Travelers Casualty & Surety Co. of America v. Pacific Gas & Electric Co. (03/20/2007)
Travelers Casualty & Surety Co. of America v. Pacific Gas & Electric Co. (03/20/2007)
BY ZENA McFADDEN, MEDILL NEWS SERVICE
Should attorneys be able to collect their fees for services they provide during bankruptcy? There are two trains of thought in the legal community regarding this question.
One says no, attorneys should not be able to collect. The thinking is that if attorneys could collect their fees during bankruptcy there would be lawyers filing claims even if they didn't have valid claims to pursue just to get the attorneys fees.
If creditors without valid claims were allowed to get their attorneys' fees awarded in bankruptcy, the system would be overwhelmed. Those fee applicants would take up so much money that none would be left to pay creditors who had the right to awards.
More importantly, there may be no money left to reorganize the company and get it on its feet again. Reorganizing a company so that it can continue in business is the essence of Chapter 11 bankruptcy law.
The other side in this debate says state law must not be ignored during bankruptcy proceedings. In certain circumstances if a creditor has a legitimate claim that can be litigated in state court, the bankruptcy court must respect this claim.
If state law requires that the creditor should get attorneys' fees, then bankruptcy code should not stand in the way of a company that is owed money from colleting.
The Supreme Court has agreed to hear the case, Travelers Casualty & Surety Company of America v. Pacific Gas and Electric Company, No. 05-1429 and resolve this apparent conflict.
Pacific Gas and Electric Co. (PG&E) is an energy company based in San Francisco. Travelers Casualty & Surety Co. (Travelers) is a commercial and property insurance firm, based in St. Paul, Minnesota.
Sometime before April 2001, PG&E and Travelers entered into a contract. Travelers promised to pay PG&E's workers' compensation claims in the event that PG&E could not. A provision in the contract said that if PG&E did not fulfill its obligation to repay Travelers, PG&E would pay attorneys' fees to litigate for their right to repayment.

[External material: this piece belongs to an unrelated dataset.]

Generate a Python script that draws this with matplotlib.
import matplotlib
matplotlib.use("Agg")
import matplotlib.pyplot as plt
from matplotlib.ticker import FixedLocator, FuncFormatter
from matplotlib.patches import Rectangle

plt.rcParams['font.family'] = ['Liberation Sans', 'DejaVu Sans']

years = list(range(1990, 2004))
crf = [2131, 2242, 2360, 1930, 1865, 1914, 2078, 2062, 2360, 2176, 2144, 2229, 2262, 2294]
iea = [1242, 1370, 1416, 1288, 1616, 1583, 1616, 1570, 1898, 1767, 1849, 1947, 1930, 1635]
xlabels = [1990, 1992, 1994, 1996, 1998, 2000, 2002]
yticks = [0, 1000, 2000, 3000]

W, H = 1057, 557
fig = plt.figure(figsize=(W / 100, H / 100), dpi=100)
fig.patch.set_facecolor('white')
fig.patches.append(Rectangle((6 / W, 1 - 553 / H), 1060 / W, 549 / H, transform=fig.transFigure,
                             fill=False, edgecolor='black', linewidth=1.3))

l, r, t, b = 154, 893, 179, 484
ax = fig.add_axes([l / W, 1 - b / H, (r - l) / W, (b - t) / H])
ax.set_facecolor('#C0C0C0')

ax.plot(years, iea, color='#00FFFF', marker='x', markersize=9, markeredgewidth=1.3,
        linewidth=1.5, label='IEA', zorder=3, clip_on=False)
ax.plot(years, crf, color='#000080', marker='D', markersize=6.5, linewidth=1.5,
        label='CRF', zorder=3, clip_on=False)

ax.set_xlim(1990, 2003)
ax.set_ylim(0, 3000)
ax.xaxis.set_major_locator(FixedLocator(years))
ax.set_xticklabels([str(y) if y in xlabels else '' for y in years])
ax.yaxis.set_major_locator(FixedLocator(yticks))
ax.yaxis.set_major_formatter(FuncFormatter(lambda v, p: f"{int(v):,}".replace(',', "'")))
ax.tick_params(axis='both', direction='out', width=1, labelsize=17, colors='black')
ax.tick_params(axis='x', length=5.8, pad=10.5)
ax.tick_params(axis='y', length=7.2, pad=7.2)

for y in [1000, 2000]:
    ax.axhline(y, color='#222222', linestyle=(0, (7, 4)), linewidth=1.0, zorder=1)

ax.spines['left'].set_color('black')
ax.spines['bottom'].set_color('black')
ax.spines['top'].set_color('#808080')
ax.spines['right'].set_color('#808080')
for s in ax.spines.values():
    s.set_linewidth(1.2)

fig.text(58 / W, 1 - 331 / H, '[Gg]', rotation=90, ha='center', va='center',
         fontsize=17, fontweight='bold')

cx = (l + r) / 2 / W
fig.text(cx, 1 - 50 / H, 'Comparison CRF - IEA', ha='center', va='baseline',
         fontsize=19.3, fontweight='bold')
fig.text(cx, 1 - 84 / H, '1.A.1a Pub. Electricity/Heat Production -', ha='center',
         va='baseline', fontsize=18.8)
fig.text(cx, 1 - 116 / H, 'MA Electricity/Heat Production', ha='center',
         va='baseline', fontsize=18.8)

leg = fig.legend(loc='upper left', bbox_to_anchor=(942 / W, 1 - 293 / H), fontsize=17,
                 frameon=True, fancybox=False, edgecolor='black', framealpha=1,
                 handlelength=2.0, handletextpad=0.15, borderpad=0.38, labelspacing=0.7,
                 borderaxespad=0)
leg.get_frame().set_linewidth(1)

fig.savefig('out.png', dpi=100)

PG& E filed for bankruptcy in April 2001. During its time in bankruptcy, PG&E continued to pay its workers compensation obligations. PG&E never said that it would stop making these payments.
Travelers, fearing that PG&E would default and fail to make its workers compensation payments, filed a claim on its own behalf in the bankruptcy court. Out of this claim, Travelers was assured that its rights under bankruptcy law were in tact.
Travelers demanded that PG&E pay the legal fees and expenses they incurred in defending their financial claims before the bankruptcy court. Travelers said they had a right to attorneys' fees and pointed to the contract that Travelers had signed with PG&E prior to bankruptcy.
PG&E said that Federal Bankruptcy law does not allow attorneys to collect fees for pursuing a claim.
The bankruptcy court and the district court both rejected Travelers request for fees citing a 1991 9th U.S. Circuit case Fobian v. W. Farm Credit Board. They believe that federal bankruptcy law closes the door on collection of attorneys' costs.
Travelers disagrees, pointing to federal court decisions that clearly say that state law allows them to get paid as promised in the contract signed with PG&E. This is why the insurance firm brought their case to the attention of the Supreme Court.
A split in the court decisions around an issue makes it difficult for those in the field to know how to proceed. Should attorneys' fees be allowed when a company is in bankruptcy? The Supreme Court will hear the oral arguments on January 16, 2007.